Chairwoman Nydia M. Velázquez addressed issues such as small businesses looking to export their products abroad often facing difficulty obtaining capital to fill foreign purchase orders. Other frequent issues addressed were the struggle to connect with foreign buyers, along with adherence to international rules and regulations.
The SBA’s OIT is seeking resolutions on these issues as it is the body responsible for supporting small business international trade development and encouraging small business exports. OIT’s main focus is administering the State Trade Expansion Program (STEP), where grants are awarded to states and territories to directly support small businesses looking to export.
Chairwoman Velázquez spoke about the benefits of exports and how the SBA can improve their assistance programs, saying: “For small businesses, exporting products abroad can jump-start growth and unlock an enterprise’s full potential. Nearly 96 percent of consumers live outside of the United States.

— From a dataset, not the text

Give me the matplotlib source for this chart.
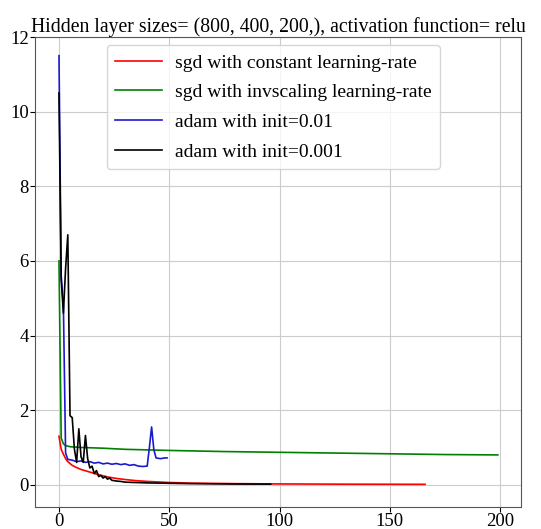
import matplotlib
matplotlib.use("Agg")
import matplotlib.pyplot as plt

plt.rcParams['font.family'] = ['Liberation Serif', 'DejaVu Serif']

# loss curves, as (epoch, loss) sample points
red_x = [0, 1, 2, 3, 4, 6, 8, 10, 14, 18, 22, 26, 30, 35, 40, 50, 60, 80, 100, 130, 166]
red_y = [1.30, 0.95, 0.82, 0.70, 0.62, 0.52, 0.46, 0.41, 0.34, 0.27, 0.21, 0.17, 0.14, 0.11, 0.09, 0.06, 0.045, 0.03, 0.022, 0.016, 0.012]

green_x = [0, 1, 2, 3, 5, 10, 20, 30, 50, 75, 100, 125, 150, 175, 199]
green_y = [6.0, 1.25, 1.10, 1.05, 1.02, 1.00, 0.98, 0.95, 0.92, 0.89, 0.87, 0.85, 0.83, 0.81, 0.80]

blue_x = [0, 1, 2, 3, 4, 6, 8, 10, 12, 14, 16, 18, 20, 22, 24, 26, 28, 30, 32, 34, 36, 38, 40, 41, 42, 43, 44, 46, 48, 49]
blue_y = [11.5, 5.6, 4.8, 0.85, 0.68, 0.66, 0.62, 0.64, 0.60, 0.62, 0.58, 0.60, 0.56, 0.58, 0.55, 0.57, 0.54, 0.56, 0.52, 0.54, 0.50, 0.49, 0.50, 1.00, 1.55, 0.95, 0.72, 0.70, 0.72, 0.72]

black_x = [0, 1, 2, 3, 4, 5, 6, 7, 8, 9, 10, 11, 12, 13, 14, 15, 16, 17, 18, 19, 20, 21, 22, 23, 24, 26, 28, 30, 35, 40, 50, 60, 70, 80, 96]
black_y = [10.5, 5.5, 4.6, 5.8, 6.7, 1.85, 1.80, 0.95, 0.60, 1.50, 0.75, 0.60, 1.32, 0.70, 0.45, 0.50, 0.30, 0.38, 0.22, 0.25, 0.18, 0.22, 0.15, 0.18, 0.12, 0.10, 0.09, 0.07, 0.06, 0.05, 0.04, 0.03, 0.025, 0.02, 0.018]

labels = ['sgd with constant learning-rate', 'sgd with invscaling learning-rate',
          'adam with init=0.01', 'adam with init=0.001']

fig = plt.figure(figsize=(5.41, 5.29), dpi=100)
ax = fig.add_axes([0.065, 0.042, 0.898, 0.888])

ax.plot(red_x, red_y, color='red', lw=1.2, label=labels[0])
ax.plot(green_x, green_y, color='green', lw=1.2, label=labels[1])
ax.plot(blue_x, blue_y, color='#1a1acc', lw=1.2, label=labels[2])
ax.plot(black_x, black_y, color='black', lw=1.2, label=labels[3])

ax.set_xlim(-10.8, 209.5)
ax.set_ylim(-0.59, 12)
ax.set_xticks([0, 50, 100, 150, 200])
ax.set_yticks([0, 2, 4, 6, 8, 10, 12])
ax.tick_params(labelsize=13.5, pad=1)
ax.grid(True, color='#cccccc', lw=0.8)
for s in ax.spines.values():
    s.set_color('#555555')

ax.set_title('Hidden layer sizes= (800, 400, 200,), activation function= relu',
             fontsize=14.2, pad=0)
ax.legend(loc='upper center', fontsize=14, bbox_to_anchor=(0.49, 0.995),
          handlelength=2.4, handletextpad=0.65, borderpad=0.45,
          borderaxespad=0.3, labelspacing=0.62)

fig.savefig('out.png', dpi=100)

When small firms sell their products internationally, they can reach countless new customers, become more resilient, and boost their bottom line.
“Today, I want to take a closer look at the operations of SBA’s Office of International Trade and particularly STEP, and the actions Congress can take to improve the program and address any challenges facing the Office.”
The STEP program works by matching funds to states and territories for their participation in promotional activities like trade missions, workshops and export exhibitions. In the financial year of 2021, the SBA supported $832 million in export sales through the STEP program while assisting over 3,400 small businesses.